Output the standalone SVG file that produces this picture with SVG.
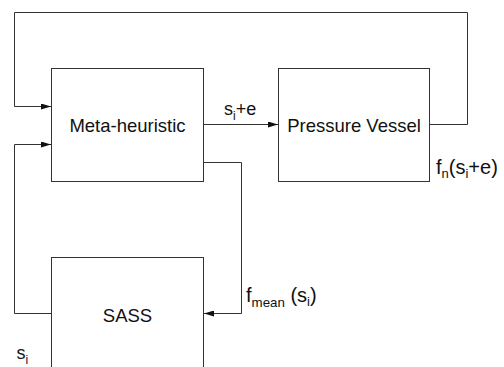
<svg xmlns="http://www.w3.org/2000/svg" width="504" height="367" viewBox="0 0 504 367">
<style>
.box{fill:#fff;stroke:#333;stroke-width:1}
.ln{fill:none;stroke:#333;stroke-width:1}
text{font-family:"Liberation Sans",Arial,sans-serif;fill:#111}
.t{font-size:18.5px;text-anchor:middle}
</style>
<defs>
<marker id="ah" viewBox="0 0 10 6" refX="10" refY="3" markerWidth="10" markerHeight="6" markerUnits="userSpaceOnUse" orient="auto">
<path d="M0,0 L10,3 L0,6 Z" fill="#111"/>
</marker>
</defs>
<g id="meta"><rect class="box" x="51.5" y="68.5" width="152" height="113"/><text class="t" x="127.5" y="131.5">Meta-heuristic</text></g>
<g id="pv"><rect class="box" x="278.5" y="68.5" width="151" height="113"/><text class="t" x="354" y="131.5">Pressure Vessel</text></g>
<g id="sass"><rect class="box" x="51.5" y="257.5" width="152" height="120"/><text class="t" x="127.5" y="321.5">SASS</text></g>
<g id="connectors">
<path class="ln" d="M203.5,124.5 H278" marker-end="url(#ah)"/>
<path class="ln" d="M429.5,124.5 H467.5 V12.5 H14.5 V106.5 H51" marker-end="url(#ah)"/>
<path class="ln" d="M203.5,162.5 H241.5 V313.5 H204" marker-end="url(#ah)"/>
<path class="ln" d="M51.5,313.5 H14.5 V144.5 H51" marker-end="url(#ah)"/>
</g>
<g id="labels">
<text x="224" y="114.5" font-size="18">s<tspan font-size="12" dy="5">i</tspan><tspan dy="-5">+e</tspan></text>
<text x="436" y="174" font-size="20">f<tspan font-size="13" dy="4">n</tspan><tspan dy="-4">(s</tspan><tspan font-size="13" dy="4">i</tspan><tspan dy="-4">+e)</tspan></text>
<text x="246" y="302" font-size="20">f<tspan font-size="13.3" dy="4.5">mean</tspan><tspan dy="-4.5"> (s</tspan><tspan font-size="13" dy="4">i</tspan><tspan dy="-4">)</tspan></text>
<text x="16.5" y="358.5" font-size="18">s<tspan font-size="12" dy="5">i</tspan></text>
</g>
</svg>
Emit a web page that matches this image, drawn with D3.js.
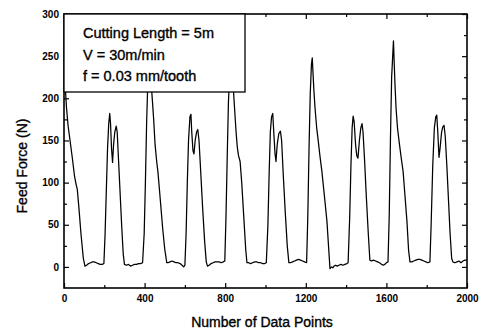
<!DOCTYPE html>
<html>
<head>
<meta charset="utf-8">
<script src="https://cdn.jsdelivr.net/npm/d3@7/dist/d3.min.js"></script>
<style>
  body { margin: 0; background: #fff; }
  svg text { font-family: "Liberation Sans", Arial, sans-serif; fill: #000; }
  .heavy { stroke: #000; stroke-width: 0.35px; }
</style>
</head>
<body>
<svg id="chart" width="483" height="332"></svg>
<script>
// feed force trace (data point index, force in N)
var samplesA = [
  [0,238],[6,215],[12,190],[20,168],[30,150],[42,128],[52,108],[60,98],[66,92],[74,70],[84,40],[96,10],[104,1],
  [112,2],[122,4],[132,5],[142,6],[150,6],[160,5],[170,4],[180,3],[190,3],[198,4],
  [204,40],[210,90],[216,140],[222,170],[227,182],[231,170],[236,140],[241,124],[246,145],[252,160],[259,167],
  [264,160],[270,130],[278,90],[286,50],[294,15],[300,3],[310,2],[320,3],[330,1],[340,2],[350,3],[360,3],
  [370,4],[380,4],[390,5],
  [398,40],[404,100],[410,170],[416,220],[425,245],[435,210],[445,175],[452,145],[460,125],[466,113],[476,85],
  [490,45],[500,21],[510,5],
  [516,5],[526,6],[536,7],[546,6],[556,5],[566,5],[576,4],[586,2],[594,0],[600,2]
];
var samplesB = [
  [606,40],[612,100],[618,150],[625,178],[630,181],[634,160],[640,138],[645,134],[651,150],[658,160],[664,163],
  [670,150],[678,115],[688,70],[698,30],[706,6],[712,1],[720,2],[730,4],[740,5],[750,6],[760,6],[770,6],
  [780,5],[790,6],[798,7],
  [804,60],[810,130],[816,195],[822,228],[830,238],[838,220],[846,190],[854,160],[860,142],[866,132],[874,125],
  [882,100],[892,60],[902,20],[908,5],
  [916,5],[926,4],[936,5],[946,6],[956,6],[966,5],[976,5],[986,4],[996,4],[1004,5],
  [1012,50],[1018,110],[1024,160],[1030,178],[1036,182],[1041,160],[1047,135],[1052,125],[1058,145],[1066,158],
  [1074,161],[1080,150],[1088,110],[1098,65],[1108,25],[1116,5],[1124,5],[1134,6],[1144,7],[1154,8],[1164,9],
  [1174,8],[1184,7],[1194,6],[1204,5]
];
var samplesC = [
  [1210,60],[1216,140],[1222,205],[1228,240],[1232,248],[1240,210],[1246,188],[1254,165],[1262,149],[1270,132],
  [1280,113],[1292,85],[1305,54],[1314,20],[1320,-2],[1328,0],[1334,-1],[1340,1],[1348,2],[1356,1],[1364,2],
  [1374,3],[1384,2],[1394,3],[1404,4],[1410,5],
  [1418,60],[1424,120],[1430,165],[1435,179],[1440,172],[1447,145],[1453,132],[1459,129],[1466,150],[1473,165],
  [1479,170],[1484,160],[1492,125],[1500,85],[1510,40],[1518,8],[1526,7],[1536,8],[1546,7],[1556,6],[1566,5],
  [1576,3],[1584,2],[1592,3],[1600,5],[1608,6]
];
var samplesD = [
  [1614,60],[1620,150],[1626,225],[1635,268],[1642,220],[1648,188],[1655,165],[1663,149],[1672,132],[1683,113],
  [1692,85],[1702,54],[1710,20],[1717,6],
  [1726,6],[1736,7],[1746,8],[1756,9],[1766,9],[1776,8],[1786,7],[1796,6],[1806,5],[1816,6],
  [1822,50],[1830,120],[1838,165],[1845,178],[1850,180],[1855,160],[1861,130],[1866,140],[1874,160],[1880,166],
  [1886,168],[1892,155],[1900,120],[1908,80],[1916,40],[1924,10],[1930,6],[1940,5],[1950,6],[1960,7],[1970,5],
  [1980,7],[1990,8],[2000,8]
];

var xMajor = [0, 400, 800, 1200, 1600, 2000];
var xMinor = [200, 600, 1000, 1400, 1800];
var yMajor = [0, 50, 100, 150, 200, 250, 300];
var yMinor = [25, 75, 125, 175, 225, 275];

var legendLines = ['Cutting Length = 5m', 'V = 30m/min', 'f = 0.03 mm/tooth'];
var xTitle = 'Number of Data Points';
var yTitle = 'Feed Force (N)';

var trace = samplesA.concat(samplesB, samplesC, samplesD);

var margin = { top: 14, right: 16, bottom: 44, left: 64 };
var width = 483 - margin.left - margin.right;
var height = 332 - margin.top - margin.bottom;

var svg = d3.select('#chart');
var g = svg.append('g').attr('transform', 'translate(' + margin.left + ',' + margin.top + ')');

var x = d3.scaleLinear().domain([0, 2000]).range([0, width]);
var y = d3.scaleLinear().domain([-25, 300]).range([height, 0]);

// clip so the trace stays inside the frame
g.append('clipPath').attr('id', 'clip')
  .append('rect').attr('width', width).attr('height', height);

var line = d3.line().x(d => x(d[0])).y(d => y(d[1]));

g.append('path')
  .datum(trace)
  .attr('clip-path', 'url(#clip)')
  .attr('fill', 'none')
  .attr('stroke', '#000')
  .attr('stroke-width', 1.25)
  .attr('stroke-linejoin', 'round')
  .attr('d', line);

function styleAxis(sel) {
  sel.select('.domain').remove();
  sel.selectAll('line').attr('stroke', '#000').attr('stroke-width', 1.2);
  sel.selectAll('text').attr('font-size', 10).attr('font-weight', 'bold');
}

// bottom axis, ticks pointing in
g.append('g').attr('transform', 'translate(0,' + height + ')')
  .call(d3.axisBottom(x).tickValues(xMajor).tickSize(-5).tickPadding(7).tickFormat(d3.format('d')))
  .call(styleAxis);
g.append('g').attr('transform', 'translate(0,' + height + ')')
  .call(d3.axisBottom(x).tickValues(xMinor).tickSize(-3).tickFormat(''))
  .call(styleAxis);
// top mirror
g.append('g')
  .call(d3.axisTop(x).tickValues(xMajor).tickSize(-5).tickFormat(''))
  .call(styleAxis);
g.append('g')
  .call(d3.axisTop(x).tickValues(xMinor).tickSize(-3).tickFormat(''))
  .call(styleAxis);

// left axis
g.append('g')
  .call(d3.axisLeft(y).tickValues(yMajor).tickSize(-5).tickPadding(5).tickFormat(d3.format('d')))
  .call(styleAxis);
g.append('g')
  .call(d3.axisLeft(y).tickValues(yMinor).tickSize(-3).tickFormat(''))
  .call(styleAxis);
// right mirror
g.append('g').attr('transform', 'translate(' + width + ',0)')
  .call(d3.axisRight(y).tickValues(yMajor).tickSize(-5).tickFormat(''))
  .call(styleAxis);
g.append('g').attr('transform', 'translate(' + width + ',0)')
  .call(d3.axisRight(y).tickValues(yMinor).tickSize(-3).tickFormat(''))
  .call(styleAxis);

// frame
g.append('rect')
  .attr('width', width).attr('height', height)
  .attr('fill', 'none').attr('stroke', '#000').attr('stroke-width', 1.6);

// legend box, opaque, sits over the trace
var legend = g.append('g');
legend.append('rect')
  .attr('x', 0).attr('y', 0)
  .attr('width', 181).attr('height', 78)
  .attr('fill', '#fff').attr('stroke', '#000').attr('stroke-width', 1.3);
legend.selectAll('text')
  .data(legendLines)
  .enter().append('text')
  .attr('class', 'heavy')
  .attr('x', 19)
  .attr('y', (d, i) => 24 + i * 21.5)
  .attr('font-size', 14.5)
  .text(d => d);

// axis titles
svg.append('text')
  .attr('class', 'heavy')
  .attr('x', 262).attr('y', 327)
  .attr('text-anchor', 'middle')
  .attr('font-size', 14)
  .text(xTitle);

svg.append('text')
  .attr('class', 'heavy')
  .attr('transform', 'translate(27,166) rotate(-90)')
  .attr('text-anchor', 'middle')
  .attr('font-size', 14)
  .text(yTitle);
</script>
</body>
</html>
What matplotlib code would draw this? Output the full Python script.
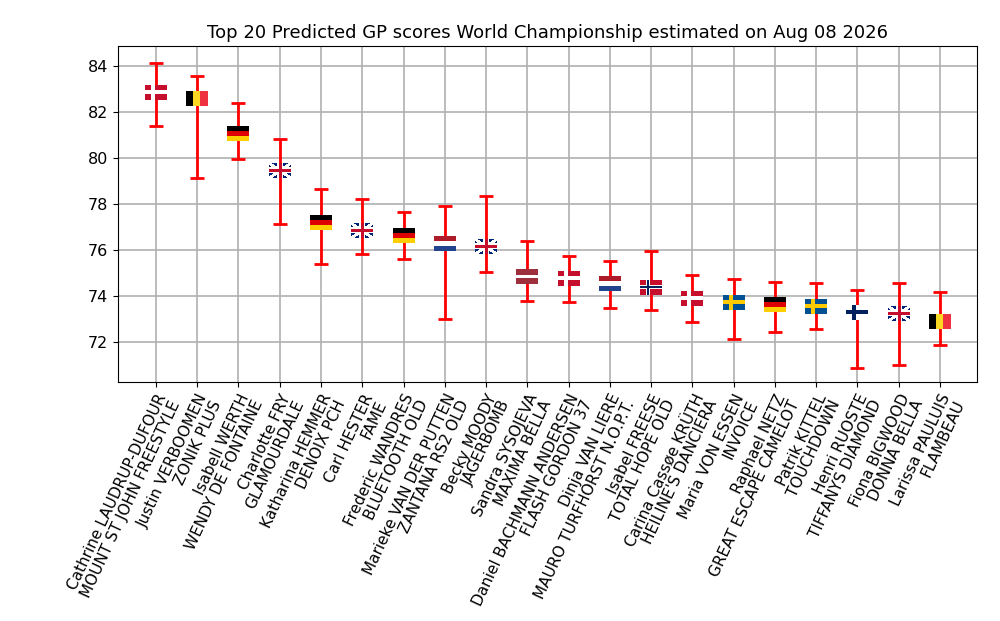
import numpy as np
import matplotlib
matplotlib.use("Agg")
import matplotlib.pyplot as plt
from matplotlib.offsetbox import OffsetImage, AnnotationBbox

riders = ["Cathrine LAUDRUP-DUFOUR", "Justin VERBOOMEN", "Isabell WERTH", "Charlotte FRY",
          "Katharina HEMMER", "Carl HESTER", "Frederic WANDRES", "Marieke VAN DER PUTTEN",
          "Becky MOODY", "Sandra SYSOJEVA", "Daniel BACHMANN ANDERSEN", "Dinja VAN LIERE",
          "Isabel FREESE", "Carina Cassøe KRÜTH", "Maria VON ESSEN", "Raphael NETZ",
          "Patrik KITTEL", "Henri RUOSTE", "Fiona BIGWOOD", "Larissa PAULUIS"]
horses = ["MOUNT ST JOHN FREESTYLE", "ZONIK PLUS", "WENDY DE FONTAINE", "GLAMOURDALE",
          "DENOIX PCH", "FAME", "BLUETOOTH OLD", "ZANTANA RS2 OLD", "JAGERBOMB",
          "MAXIMA BELLA", "FLASH GORDON 37", "MAURO TURFHORST N.O.P.T.", "TOTAL HOPE OLD",
          "HEILINE'S DANCIERA", "INVOICE", "GREAT ESCAPE CAMELOT", "TOUCHDOWN",
          "TIFFANYS DIAMOND", "DONNA BELLA", "FLAMBEAU"]
countries = ["DEN", "BEL", "GER", "GBR", "GER", "GBR", "GER", "NED", "GBR", "LAT",
             "DEN", "NED", "NOR", "DEN", "SWE", "GER", "SWE", "FIN", "GBR", "BEL"]
scores = [82.83, 82.58, 81.06, 79.47, 77.2, 76.84, 76.61, 76.28, 76.15, 74.84,
          74.75, 74.52, 74.38, 73.9, 73.73, 73.64, 73.55, 73.3, 73.25, 72.87]
upper = [84.14, 83.58, 82.4, 80.83, 78.65, 78.22, 77.65, 77.93, 78.36, 76.4,
         75.75, 75.5, 75.97, 74.9, 74.73, 74.6, 74.58, 74.27, 74.58, 74.16]
lower = [81.4, 79.12, 79.96, 77.14, 75.39, 75.84, 75.6, 73.01, 75.04, 73.8,
         73.75, 73.49, 73.38, 72.88, 72.12, 72.43, 72.57, 70.87, 71.0, 71.87]


def make_flag(code, h=15, w=22):
    img = np.ones((h, w, 3))
    red = (0.78, 0.06, 0.18)
    if code in ("DEN", "NOR", "SWE", "FIN"):
        base, cross, inner = {"DEN": (red, (1, 1, 1), None),
                              "NOR": (red, (1, 1, 1), (0.0, 0.13, 0.36)),
                              "SWE": ((0.0, 0.32, 0.58), (1.0, 0.8, 0.0), None),
                              "FIN": ((1, 1, 1), (0.0, 0.13, 0.36), None)}[code]
        img[:] = base
        img[h // 2 - 2:h // 2 + 2, :] = cross
        img[:, 6:10] = cross
        if inner is not None:
            img[h // 2 - 1:h // 2 + 1, :] = inner
            img[:, 7:9] = inner
    elif code == "BEL":
        img[:, :w // 3] = (0, 0, 0)
        img[:, w // 3:2 * w // 3] = (0.99, 0.85, 0.14)
        img[:, 2 * w // 3:] = (0.94, 0.2, 0.25)
    elif code == "GER":
        img[:h // 3] = (0, 0, 0)
        img[h // 3:2 * h // 3] = (0.87, 0.0, 0.0)
        img[2 * h // 3:] = (1.0, 0.81, 0.0)
    elif code == "NED":
        img[:h // 3] = (0.68, 0.11, 0.16)
        img[2 * h // 3:] = (0.13, 0.27, 0.55)
    elif code == "LAT":
        img[:] = (0.62, 0.19, 0.24)
        img[6:9] = (1, 1, 1)
    elif code == "GBR":
        img[:] = (0.0, 0.14, 0.49)
        yy, xx = np.mgrid[0:h, 0:w]
        d1 = np.abs(yy - xx * h / w) < 1.8
        d2 = np.abs(yy - (w - 1 - xx) * h / w) < 1.8
        img[d1 | d2] = (1, 1, 1)
        img[h // 2 - 3:h // 2 + 3, :] = (1, 1, 1)
        img[:, w // 2 - 3:w // 2 + 3] = (1, 1, 1)
        img[h // 2 - 1:h // 2 + 2, :] = red
        img[:, w // 2 - 1:w // 2 + 2] = red
    return img


labels = [f"{r}\n{h}" for r, h in zip(riders, horses)]
x = np.arange(len(scores))
y = np.array(scores)
yerr = [y - np.array(lower), np.array(upper) - y]

fig = plt.figure(figsize=(10, 6.21), dpi=100)
ax = fig.add_axes([0.118, 0.385, 0.859, 0.541])
ax.errorbar(x, y, yerr=yerr, fmt="none", ecolor="red", elinewidth=2, capsize=5, capthick=2, zorder=2)
for xi, yi, c in zip(x, y, countries):
    ab = AnnotationBbox(OffsetImage(make_flag(c), zoom=0.72), (xi, yi), frameon=False, zorder=3)
    ax.add_artist(ab)

ax.set_ylim(70.26, 84.87)
ax.set_xlim(-0.92, 19.9)
ax.set_yticks([72, 74, 76, 78, 80, 82, 84])
ax.set_xticks(x)
ax.set_xticklabels(labels, rotation=65, ha="right", rotation_mode="anchor",
                   fontsize=11, linespacing=1.0)
ax.tick_params(axis="y", labelsize=11.5)
ax.grid(True, color="#b0b0b0", linewidth=1.2)
ax.set_axisbelow(True)
ax.set_title("Top 20 Predicted GP scores World Championship estimated on Aug 08 2026", fontsize=13)

fig.savefig("out.png", dpi=100)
--------
## Work to complete
Start at the line that contains "What matplotlib code", stop at the line that contains "from matplotlib.offsetbox import", and reproduce each line in that stretch exactly. Pictures are excluded.

## Solved exercise
What matplotlib code would draw this? Output the full Python script.
import numpy as np
import matplotlib
matplotlib.use("Agg")
import matplotlib.pyplot as plt
from matplotlib.offsetbox import OffsetImage, AnnotationBbox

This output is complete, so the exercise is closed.